Why You Need To Embrace Slow Travel In 2020

Poorna Bell

Holidays increasingly seem to be turning into an Instagram bingo – people taking pictures and ticking off sights, rather than properly immersing themselves in the experience. Go to any major art gallery or iconic sight, and you’ll be hard-pressed not to find evidence of this.

One antidote is ‘slow’ travel. Although the term has been incorrectly co-opted by tourist boards and hotels, slow travel isn’t about a particular itinerary or holiday package. It’s actually a mindset. An offshoot of the slow food movement, it’s about immersing yourself in a place and allowing yourself time to experience adventures and be spontaneous (regardless of whether they actually happen).

You may be surprised to hear that the slow travel concept has been around for over a decade, but has evolved to meet the increasing pressure of being always connected to technology.

Melissa Connell, editor of Slow Travel magazine says: “There has definitely been a recent upsurge in the amount of interest in slow travel. Slow food and slow living have gained a lot of interest in recent years, as the world has seemingly become more connected than ever, yet people are feeling more disconnected than ever with each other and the environment.

“Digital cameras allow us to take thousands of photos on our travels, yet a lot of the time we’re not connecting with our subject. All humans have a deep longing for connection and the slow lifestyle offers this. Slow travel offers the ultimate opportunity for adventure, growth and, yes, connection.”

“It made me hyper aware of how today’s tourism industry commodifies cultures to make the traveller as comfortable as possible, while robbing them of the opportunity to really immerse into the culture.

“Staying in luxurious hotels where you’re not really a part of the local community; eating in restaurants that serve foods that aren’t local, traditional or in season; participating in overland tours or cruises where the aim is to tick off as many ‘highlights’ as possible in a short time span. Slow travel is about getting back to the roots of travel; allowing for delays, discomfort and spontaneity in order to have a more enriching experience.”

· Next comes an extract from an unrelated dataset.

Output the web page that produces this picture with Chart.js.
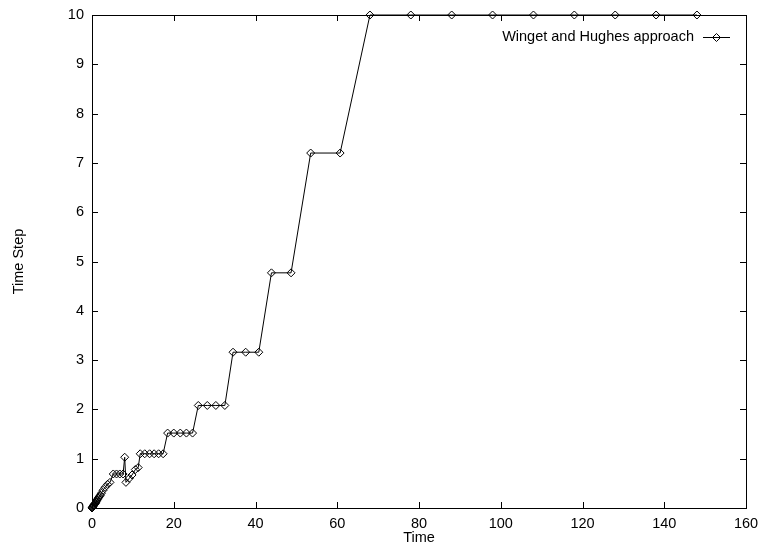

Charlie Marchant, who runs the Charlie On Travel blog with her partner Luke, has written about sustainable travel and the experience of travelling slowly. She says, that apart from the fact that it is less of a burden on the environment – for instance, you reduce your carbon footprint by staying in one place – there is a huge impact on your mental wellbeing.

“Slow travel feels like a wholesome and satisfying travel experience. There’s no rushing around, no set schedules, no being on edge about missing buses or trains, and so on. You can experience a place at your own pace without the stress of trying to get to see everything and feeling exhausted at your end of the trip.”

And that’s just it. The last thing you want from a holiday is to feel like you need another holiday just to get over it. Slow travel allows you to unwind and relax in a way that is more meaningful than simply lounging by a swimming pool.

As a starting point, Melissa’s immediate advice is to avoid hotels. “Same with spas. If you’re having a nice, relaxing spa experience in Thailand, how are you connecting with the local Thai community? Slow travel is less about being ‘served’ by local people and asking what they can do for you, and it’s more about walking shoulder to shoulder with them and becoming part of their daily lifestyle.”

She recommends house swaps as a way of immersing yourself into someone else’s culture. When she did this with a woman in Tahiti, she said: “I even looked after her dog! I bought food from the local supermarket and explored parts of the island that were off the tourist trail. It was so amazing to be living in a street amongst the other local people.”

Both Charlie and Melissa recommend homestays or courses that are run by locals. For Charlie, favourites include tapas cooking courses in Barcelona and making peanut butter with the locals in Guatemala.

“No matter how long you have in a place, you can meet locals through apps and organisations like Airbnb (homes and experiences), Couchsurfing (accommodation and meetups) and Meetup,” Charlie says.

The way you travel is also important. We’re so fixated on getting to the destination in the quickest time possible, but slow travel is about reclaiming the journey.

Melissa refers to it as “slow transit”. She says: “This means taking an overland or sea journey via more traditional means. Thinking of the journey itself as the holiday. So, maybe you’ll take a slow train or go on a big cycling trip, or you’ll go on a long sailing journey.”